Wednesday, August 30, 2023

Can we apply ML to logging?

Kibana is a Typescript/Javascript product to create visuals of logs. OpenSearch's Dashboards is the Apache licensed fork of this. Kibana is great when you know what you are looking for. But what if you don't?

Example

I have a small Kafka cluster of three nodes using the Raft protocol. I send messages then check a consumer has read all the messages. This integration test passes every time. There are no ERRORs. However, every so often, this test takes over 2 minutes when it should take about 20 seconds.

The number of lines on a good run is 4.5k and on the bad run about 20k. Twenty thousand lines is a lot to go through when you don't know what you're looking for.

I slightly adapted the code here to turn my logs into TF-IDF vectors and used Locality Sensitive Hashing to map them to a lower dimensional space. Now, we can visualise what's going on. 

The good run looks like this:




Note that there are two dominant lines that map to:

[2023-07-04 14:13:10,089] INFO [TransactionCoordinator id=2] Node 1 disconnected. (org.apache.kafka.clients.NetworkClient)
[2023-07-04 14:13:10,089] WARN [TransactionCoordinator id=2] Connection to node 1 (localhost/127.0.0.1:9091) could not be established. Broker may not be available. (org.apache.kafka.clients.NetworkClient)

repeated over and over for about 10 seconds.

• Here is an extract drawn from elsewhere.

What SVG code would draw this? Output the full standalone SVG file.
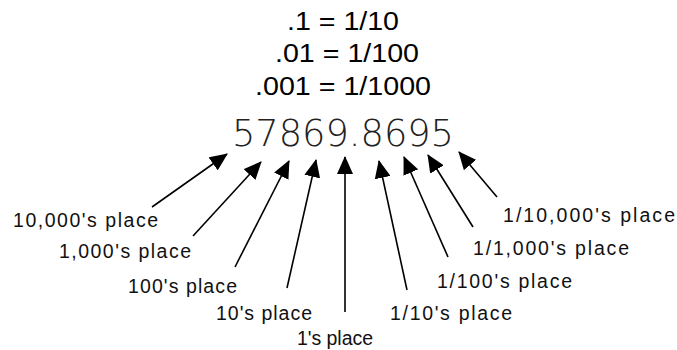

The bad run looks like this:



Here, the dominant lines in the diagram that are from:

[2023-07-04 14:16:21,755] WARN [TransactionCoordinator id=2] Connection to node 1 (localhost/127.0.0.1:9091) could not be established. Broker may not be available. (org.apache.kafka.clients.NetworkClient)
[2023-07-04 14:16:21,805] INFO [TransactionCoordinator id=2] Node 1 disconnected. (org.apache.kafka.clients.NetworkClient)
[2023-07-04 14:16:21,805] WARN [TransactionCoordinator id=2] Connection to node 3 (localhost/127.0.0.1:9093) could not be established. Broker may not be available. (org.apache.kafka.clients.NetworkClient)
[2023-07-04 14:16:21,805] INFO [TransactionCoordinator id=2] Node 3 disconnected. (org.apache.kafka.clients.NetworkClient)

again being repeated but this time, it lasts for about 2 minutes.

[The code in Ethen Lui's GitHub is really quite clever. Rather than using MinHashing, he's projecting the feature vectors against some randomly generated vectors and making a bit map from it. This can be turned into a single integer which represents the feature's bucket. Note that the number of vectors does not really change the dimensionality of the space but it does change how consistent different runs are - more vectors leads to greater repeatability]

Still at something of a loss, I checked out Bitnami's Kafka instances (here), changed the logging in bitnami/kafka/3.5/debian-11/rootfs/opt/bitnami/scripts/kafka/postunpack.sh by adding the line:

replace_in_file "${KAFKA_CONF_DIR}/log4j.properties" "INFO" "DEBUG"

and built the Docker image again. Now it gives me DEBUG statements.

Fix

The problem of non-determinism is still foxing me but the solution became clear with all these mentions of localhost. We need the client to communicate with the cluster on localhost because the client is unaware that the Kafka instances are hosted in Docker. However, each broker does need to know it's talking to another Docker container as the ports of its peers are not available within its own sandbox. 

The solution was to use slightly different values for the listeners as the advertised listeners (KAFKA_CFG_LISTENERS vs KAFKA_CFG_ADVERTISED_LISTENERS. Note that Bitnami expects environment variables prepended with KAFKA_CFG_ and periods as underscores before it converts them into a Kafka-friendly server.properties file). 

The listeners were of the form OUTSIDE://:9111 while the advertised listeners were of the form OUTSIDE://localhost:9111. The label OUTSIDE apparently is arbitrary. It's just used as a reference, say in listener.security.protocol (in Kafka-speak; munge with the necessary Bitnami mappings to make it appear in server.properties) where you'll see something like OUTSIDE:PLAINTEXT

Conclusion

Although I've fixed the Kafka issue I was facing, applying ML to the logs was only a partial help. I still need to understand the Kafka Raft code better before it can truly be of use.